As a griot — a West African singer/storyteller — Kouyate traces his musical lineage back to the 13th century empire founded by Sundiata Keita, a wealthy polity that encompassed a huge swath of West Africa. His ancestors entertained the royal court. Every note he plays on the ngoni embodies a tradition handed down for generations.

“The ngoni is the griot’s identity,” Kouyate says, speaking in French through an interpreter. “We had the ngoni in our countries before we had writing. But I was the first ngoni player to lead a band. I created my own way of playing it, which is different from my father’s and my grandfather’s.”

Determined to enhance the instrument’s visibility, Kouyate assembled Ngoni Ba, an eight-piece combo that combines the rollicking energy of a rock band with the emphatic call-and-response choruses of a gospel ensemble. Given that the ngoni is traditionally played while seated, Kouyate’s most radical move was simply standing up.

“When I started making music with friends playing guitar and bass, I decided I wanted to be at the same level as the musicians surrounding me,” he says. “That was the first modification, not to the instrument itself but the way to play the instrument, which changed the technique a little bit.”

Looking to expand the four-string ngoni’s harmonic palette, he added additional strings and introduced Ngoni Ba on 2007’s “Segu Blue” (Out Here Records), garnering tremendous success in Europe and winning a coveted BBC Radio 3 World Music Award. He refined the concept on “I Speak Fula,” showcasing his ingenious orchestrations for his band, which is essentially an ngoni quartet backed by a rhythm section and the incantatory vocals of Kouyate’s wife and creative partner, Ami Sacko.

Kouyate has not only transformed the ngoni’s role in Mali through his band and collaborations with kora master Toumani Diabaté. He contributed to the late great Malian guitarist Ali Farka Touré’s 2006 farewell album, “Savane,” energized Youssou N’Dour’s 2007 CD, “Rokku Mi Rokka,” and played an essential role on 2009’s “Fondo” by Mali’s rising guitar star Vieux Farka Touré (son of Ali).

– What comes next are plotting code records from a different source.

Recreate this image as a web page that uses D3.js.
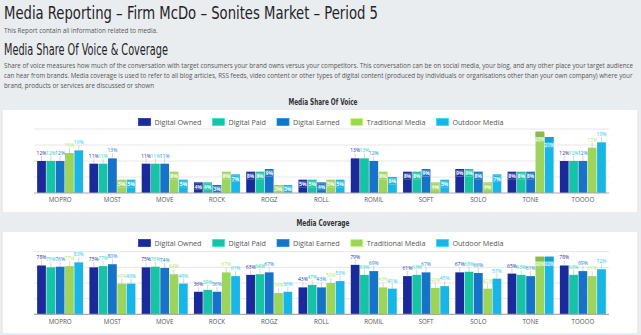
<!DOCTYPE html>
<html><head><meta charset="utf-8">
<script src="https://cdn.jsdelivr.net/npm/d3@7"></script>
<style>
html,body{margin:0;padding:0;background:#eaedf0;overflow:hidden;}
svg{display:block;}
</style></head><body>
<svg id="page" width="641" height="335"></svg>
<script>
// ---- data ----
const categories = ["MOPRO","MOST","MOVE","ROCK","ROGZ","ROLL","ROMIL","SOFT","SOLO","TONE","TOOOO"];
const seriesNames = ["Digital Owned","Digital Paid","Digital Earned","Traditional Media","Outdoor Media"];

// Media share of voice (%)
const sovOwned       = [12,11,11,4,8,5,13,8,9,8,12];
const sovPaid        = [12,11,11,4,8,5,13,8,9,8,12];
const sovEarned      = [12,13,11,3,9,4,12,9,8,8,12];
const sovTraditional = [15,5,8,8,3,5,8,4,4,23,17];
const sovOutdoor     = [16,5,5,7,3,5,6,5,7,21,19];
const sovTicks = [0,6,12,18,24];

// Media coverage (%)
const covOwned       = [78,75,75,36,63,43,79,61,67,65,78];
const covPaid        = [75,77,76,39,64,47,63,63,68,63,63];
const covEarned      = [76,80,74,36,67,43,69,67,66,61,69];
const covTraditional = [77,49,64,67,34,50,43,42,41,92,61];
const covOutdoor     = [83,49,49,61,36,53,41,45,57,92,72];
const covTicks = [0,25,50,75,100];

const seriesColors = ["#1b2a9a","#16c3a6","#1673c7","#9dd45b","#18b6e6"];

// ---- page ----
const svg = d3.select("#page");
svg.append("rect").attr("width",641).attr("height",335).attr("fill","#eaedf0");

// Writes a line of text and scales its font size so it spans the given width.
function fitText(x, y, str, size, family, color, len, weight) {
  const t = svg.append("text").attr("x",x).attr("y",y).text(str)
    .attr("font-size",size).attr("font-family",family).attr("fill",color)
    .attr("font-weight",weight||"normal");
  if (len) {
    const w = t.node().getComputedTextLength();
    t.attr("font-size", size * len / w);
  }
  return t;
}

const headFont = "'DejaVu Sans Condensed','DejaVu Sans',sans-serif";
const bodyFont = "'Open Sans','Noto Sans',sans-serif";

const title = fitText(4, 18.5, "Media Reporting \u2013 Firm McDo \u2013 Sonites Market \u2013 Period 5", 18, headFont, "#1f2326");
title.attr("textLength",374).attr("lengthAdjust","spacingAndGlyphs");
fitText(4, 33, "This Report contain all information related to media.", 6.6, bodyFont, "#555", 154);
const head = fitText(4, 55, "Media Share Of Voice & Coverage", 16, headFont, "#1f2326");
head.attr("textLength",164).attr("lengthAdjust","spacingAndGlyphs");
fitText(4, 68.3, "Share of voice measures how much of the conversation with target consumers your brand owns versus your competitors. This conversation can be on social media, your blog, and any other place your target audience", 6.6, bodyFont, "#555", 630);
fitText(4, 78.3, "can hear from brands. Media coverage is used to refer to all blog articles, RSS feeds, video content or other types of digital content (produced by individuals or organisations other than your own company) where your", 6.6, bodyFont, "#555", 630);
fitText(4, 88.3, "brand, products or services are discussed or shown", 6.6, bodyFont, "#555", 150);

// ---- grouped bar chart ----
function drawChart(cfg) {
  const g = svg.append("g");
  g.append("rect").attr("x",3).attr("y",cfg.cardTop).attr("width",634).attr("height",cfg.cardHeight).attr("fill","#fff");

  g.append("text").attr("x",cfg.titleX).attr("y",cfg.titleY).attr("text-anchor","middle")
    .attr("font-family",headFont).attr("font-weight","bold").attr("font-size",9.2)
    .attr("fill","#333").attr("textLength",cfg.titleLen).attr("lengthAdjust","spacingAndGlyphs")
    .text(cfg.title);

  // legend
  const lg = g.append("g");
  let lx = 0;
  seriesNames.forEach((name,i) => {
    const it = lg.append("g").attr("transform",`translate(${lx},0)`);
    it.append("rect").attr("x",0).attr("y",-3.5).attr("width",12).attr("height",7)
      .attr("fill",seriesColors[i]).attr("stroke",d3.color(seriesColors[i]).brighter(0.6)).attr("stroke-width",0.8);
    const t = it.append("text").attr("x",16).attr("y",2.6).attr("font-family",bodyFont)
      .attr("font-size",7.2).attr("fill","#555").text(name);
    lx += 16 + t.node().getComputedTextLength() + 11;
  });
  lx -= 11;
  lg.attr("transform",`translate(${cfg.legendCx - lx/2},${cfg.legendY})`);

  const x0 = d3.scaleBand().domain(categories).range([34,609]).paddingInner(0.12).paddingOuter(0.06);
  const x1 = d3.scaleBand().domain(seriesNames).range([0,x0.bandwidth()]).paddingInner(0.06);
  const y = d3.scaleLinear().domain([0,cfg.ticks[cfg.ticks.length-1]]).range([cfg.base,cfg.top]);

  // gridlines
  g.append("g").selectAll("line").data(cfg.ticks.slice(1)).join("line")
    .attr("x1",34).attr("x2",609).attr("y1",d=>y(d)).attr("y2",d=>y(d))
    .attr("stroke","#e6e6e6").attr("stroke-width",1);

  // bars with value labels
  cfg.series.forEach((vals,si) => {
    const col = seriesColors[si];
    const sg = g.append("g");
    vals.forEach((v,ci) => {
      const bx = x0(categories[ci]) + x1(seriesNames[si]);
      const bw = x1.bandwidth();
      const by = y(v);
      sg.append("rect").attr("x",bx).attr("y",by).attr("width",bw).attr("height",cfg.base-by)
        .attr("fill",col);
      const label = v + "%";
      const cx = bx + bw/2;
      const crowded = by - cfg.top < 10;
      if (crowded) {
        // no room above the bar: label tucked under a cap strip
        sg.append("rect").attr("x",bx).attr("y",by).attr("width",bw).attr("height",cfg.stripH)
          .attr("fill",d3.color(col).darker(0.35));
        sg.append("rect").attr("x",bx+0.5).attr("y",by+cfg.stripH).attr("width",bw-1).attr("height",5)
          .attr("fill","rgba(255,255,255,0.25)");
        sg.append("text").attr("x",cx).attr("y",by+cfg.stripH+4.3).attr("text-anchor","middle")
          .attr("font-family",bodyFont).attr("font-size",5).attr("fill","#fff").text(label);
      } else if (cfg.insideSmall && String(v).length < 2) {
        sg.append("rect").attr("x",bx+1).attr("y",by+1.5).attr("width",bw-2).attr("height",6)
          .attr("fill","none").attr("stroke","rgba(255,255,255,0.45)").attr("stroke-width",0.5);
        sg.append("text").attr("x",cx).attr("y",by+6.3).attr("text-anchor","middle")
          .attr("font-family",bodyFont).attr("font-weight","bold").attr("font-size",4.8)
          .attr("fill","#fff").text(label);
      } else {
        sg.append("line").attr("x1",cx).attr("x2",cx).attr("y1",by).attr("y2",by-5)
          .attr("stroke","#bbb").attr("stroke-width",0.6);
        sg.append("text").attr("x",cx).attr("y",by-6).attr("text-anchor","middle")
          .attr("font-family",bodyFont).attr("font-size",5).attr("fill",d3.color(col).brighter(0.3)).text(label);
      }
    });
  });

  // baseline and category axis
  const ax = g.append("g").attr("transform",`translate(0,${cfg.base})`)
    .call(d3.axisBottom(x0).tickSize(0).tickPadding(5));
  ax.select(".domain").attr("stroke","#aaa").attr("stroke-width",1.2).attr("d",`M34,0H609`);
  ax.selectAll("text").attr("font-family",bodyFont).attr("font-size",6.2).attr("fill","#555");
}

drawChart({
  cardTop:110, cardHeight:102, title:"Media Share Of Voice", titleX:323, titleY:104.5, titleLen:69,
  legendCx:321, legendY:122, top:129, base:193, ticks:sovTicks, insideSmall:true, stripH:5.5,
  series:[sovOwned,sovPaid,sovEarned,sovTraditional,sovOutdoor]
});
drawChart({
  cardTop:232, cardHeight:101, title:"Media Coverage", titleX:323, titleY:226, titleLen:53,
  legendCx:321, legendY:243, top:251.7, base:314.3, ticks:covTicks, insideSmall:false, stripH:4.5,
  series:[covOwned,covPaid,covEarned,covTraditional,covOutdoor]
});
</script>
</body></html>
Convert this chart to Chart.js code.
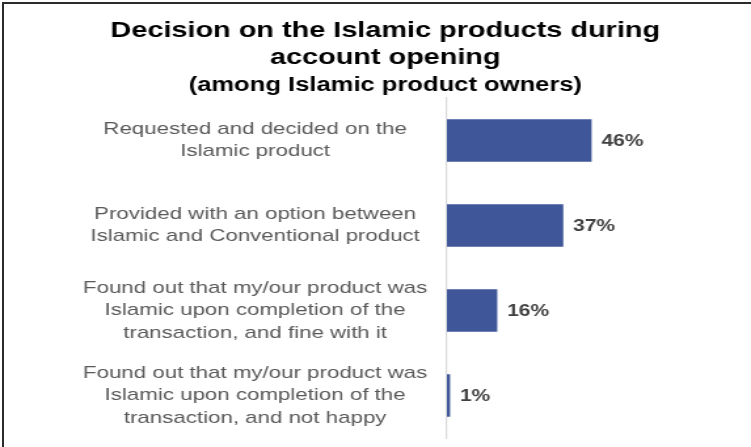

Blues troubadour Taj Mahal, a longtime champion of the African American banjo tradition, first encountered Kouyate almost 20 years ago at a banjo convention in New Lebanon, Tenn. They struck up a friendship, and Kouyate played an essential role on Mahal’s acclaimed 1999 collaboration with Toumani Diabaté, “Kulanjan” (Hannibal). They jammed together in San Francisco last March over a lean blues/funk groove, and Mahal came away more impressed than ever.

“There are very few musical situations where one can come face to face with the most recent innovations and improvisations of an unbroken ancient West African griot tradition,” Mahal wrote in an e-mail. “This is the banjo’s ancient ancestor, which has come to re-acquaint a more 300-year-old relative with its true magnificence and power!”

Kouyate’s music is helping to instill passion for traditional instruments back home. The lure of Western culture has led many aspiring young musicians from the griot caste to shun the ngoni. But Kouyate’s sudden international rise has imbued the lute with an aura of coolness.

“It was fading because less and less people were playing it,” he says. “Since I’ve been having success with two albums and this band, young people are playing the ngoni more.”